When applying field joint coatings to a reeled pipeline, the approach taken in the prior art to solve the problem of cracking has been to stiffen the field joint coating system. For example in WO 2012/072894, an external stiffener sleeve is used to form a sandwich field joint coating. In WO 2010/049667, a stiffer reinforced part of the field joint coating is moulded as a preliminarily step. Disadvantageously, both of those solutions increase the time required to produce the field joint coating.
Other insert designs known in the prior art are solid, thick elastomeric rings such are disclosed in U.S. Pat. No. 4,660,861 and WO 03/095887. Such inserts are bulky items with volume boundaries just smaller than the gap to be filled. Whilst they provide effective thermal insulation and do not extend the cycle time unduly, their stiffness leads to high stresses in the field joint coating that may initiate cracks and lead to failure of the coating. More generally, their stiffness unhelpfully modifies the local bending behaviour of the pipeline, which gives rise to stress concentrations upon bending because the stiffness of the pipeline and particularly of its coatings is not consistent along its length.

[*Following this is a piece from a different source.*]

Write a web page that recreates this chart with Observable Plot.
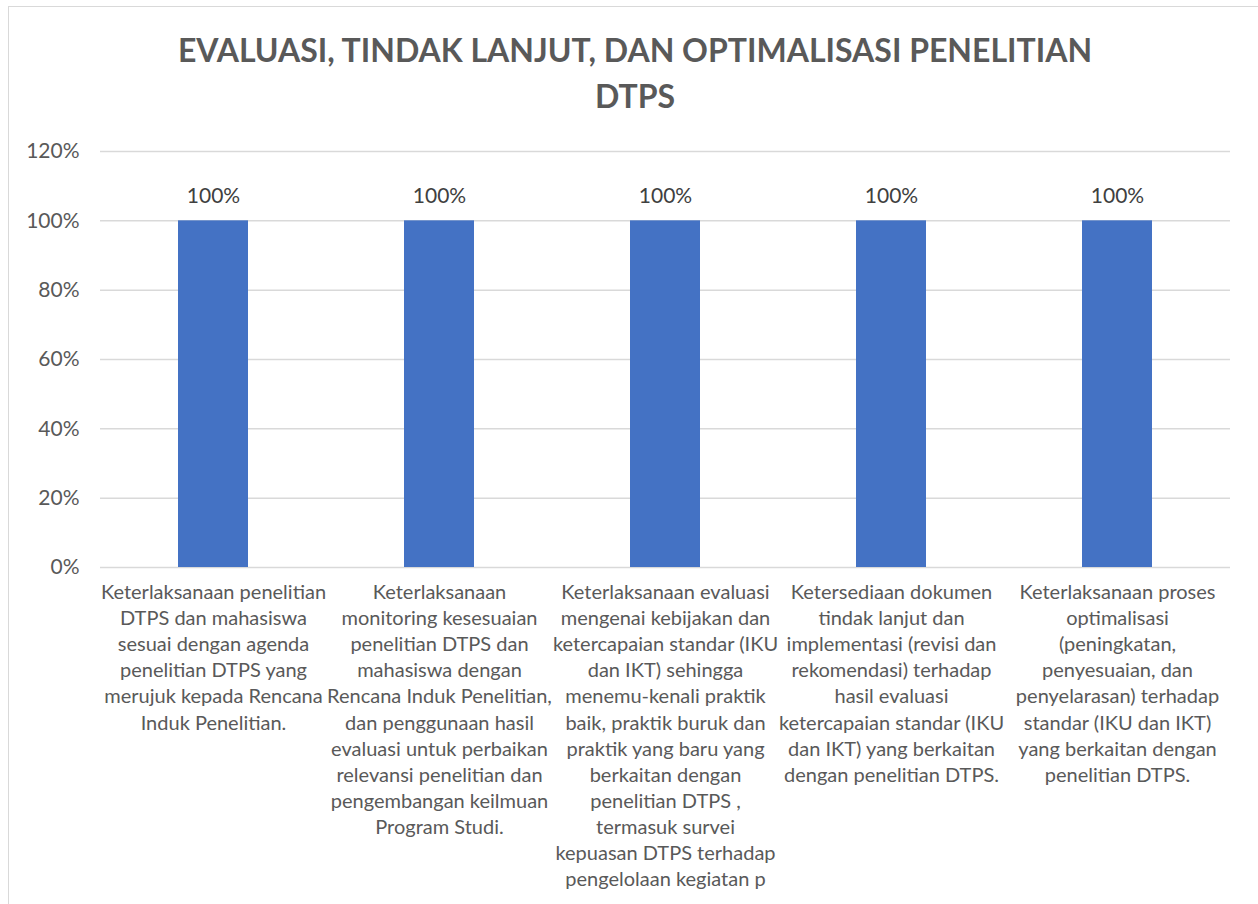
<!DOCTYPE html>
<html>
<head>
<meta charset="utf-8">
<script src="https://cdn.jsdelivr.net/npm/d3@7"></script>
<script src="https://cdn.jsdelivr.net/npm/@observablehq/plot@0.6"></script>
<style>
  html, body { margin: 0; padding: 0; background: #fff; overflow: hidden; width: 1258px; height: 904px; }
  #frame { position: absolute; left: 8px; top: 6px; width: 1400px; height: 1100px; border: 1.5px solid #d9d9d9; box-sizing: border-box; }
  #title { position: absolute; left: 0; top: 27px; width: 1270px; text-align: center; font-family: Lato, sans-serif; font-weight: bold; font-size: 32px; line-height: 46px; color: #595959; }
  #chart { position: absolute; left: 0; top: 120px; }
</style>
</head>
<body>
<div id="frame"></div>
<div id="title">EVALUASI, TINDAK LANJUT, DAN OPTIMALISASI PENELITIAN<br>DTPS</div>
<div id="chart"></div>
<script>
const categories = [
  "Keterlaksanaan penelitian\nDTPS dan mahasiswa\nsesuai dengan agenda\npenelitian DTPS yang\nmerujuk kepada Rencana\nInduk Penelitian.",
  "Keterlaksanaan\nmonitoring kesesuaian\npenelitian DTPS dan\nmahasiswa dengan\nRencana Induk Penelitian,\ndan penggunaan hasil\nevaluasi untuk perbaikan\nrelevansi penelitian dan\npengembangan keilmuan\nProgram Studi.",
  "Keterlaksanaan evaluasi\nmengenai kebijakan dan\nketercapaian standar (IKU\ndan IKT) sehingga\nmenemu-kenali praktik\nbaik, praktik buruk dan\npraktik yang baru yang\nberkaitan dengan\npenelitian DTPS ,\ntermasuk survei\nkepuasan DTPS terhadap\npengelolaan kegiatan p",
  "Ketersediaan dokumen\ntindak lanjut dan\nimplementasi (revisi dan\nrekomendasi) terhadap\nhasil evaluasi\nketercapaian standar (IKU\ndan IKT) yang berkaitan\ndengan penelitian DTPS.",
  "Keterlaksanaan proses\noptimalisasi\n(peningkatan,\npenyesuaian, dan\npenyelarasan) terhadap\nstandar (IKU dan IKT)\nyang berkaitan dengan\npenelitian DTPS."
];
const values = [1.0, 1.0, 1.0, 1.0, 1.0];
const yTicks = [0, 0.2, 0.4, 0.6, 0.8, 1.0, 1.2];

const data = categories.map((c, i) => ({category: c, value: values[i]}));
const pct = d3.format(".0%");

const chart = Plot.plot({
  width: 1258,
  height: 784,
  marginTop: 31,
  marginBottom: 337,
  marginLeft: 100,
  marginRight: 28,
  style: { fontFamily: "Lato, sans-serif", background: "transparent" },
  x: { domain: categories, paddingInner: 0.69, paddingOuter: 0.345, axis: null },
  y: { domain: [0, 1.2], ticks: yTicks },
  marks: [
    Plot.gridY(yTicks, { stroke: "#d9d9d9", strokeOpacity: 1, strokeWidth: 1.5 }),
    Plot.axisY(yTicks, { tickSize: 0, tickPadding: 21, tickFormat: pct, fontSize: 21, fill: "#595959", label: null }),
    Plot.barY(data, { x: "category", y: "value", fill: "#4472c4" }),
    Plot.text(data, { x: "category", y: "value", text: d => pct(d.value), dy: -25, fontSize: 21, fill: "#404040" }),
    Plot.text(data, { x: "category", y: () => 0, text: "category", lineAnchor: "top", dy: 13, fontSize: 20, lineHeight: 1.305, fill: "#595959" })
  ]
});
document.getElementById("chart").appendChild(chart);
</script>
</body>
</html>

Against this background, the present invention seeks to improve resistance to cracking in and around a field joint coating and also to reduce the time required to produce the field joint coating. Counter-intuitively, the invention does so by taking the opposite approach to stiffening the field joint coating system as taught by the prior art. In contrast, the invention provides a solid insert that it is sufficiently pliant to cope with local differential stress and strain concentration between all parts of the field joint coating system during bending of the pipeline.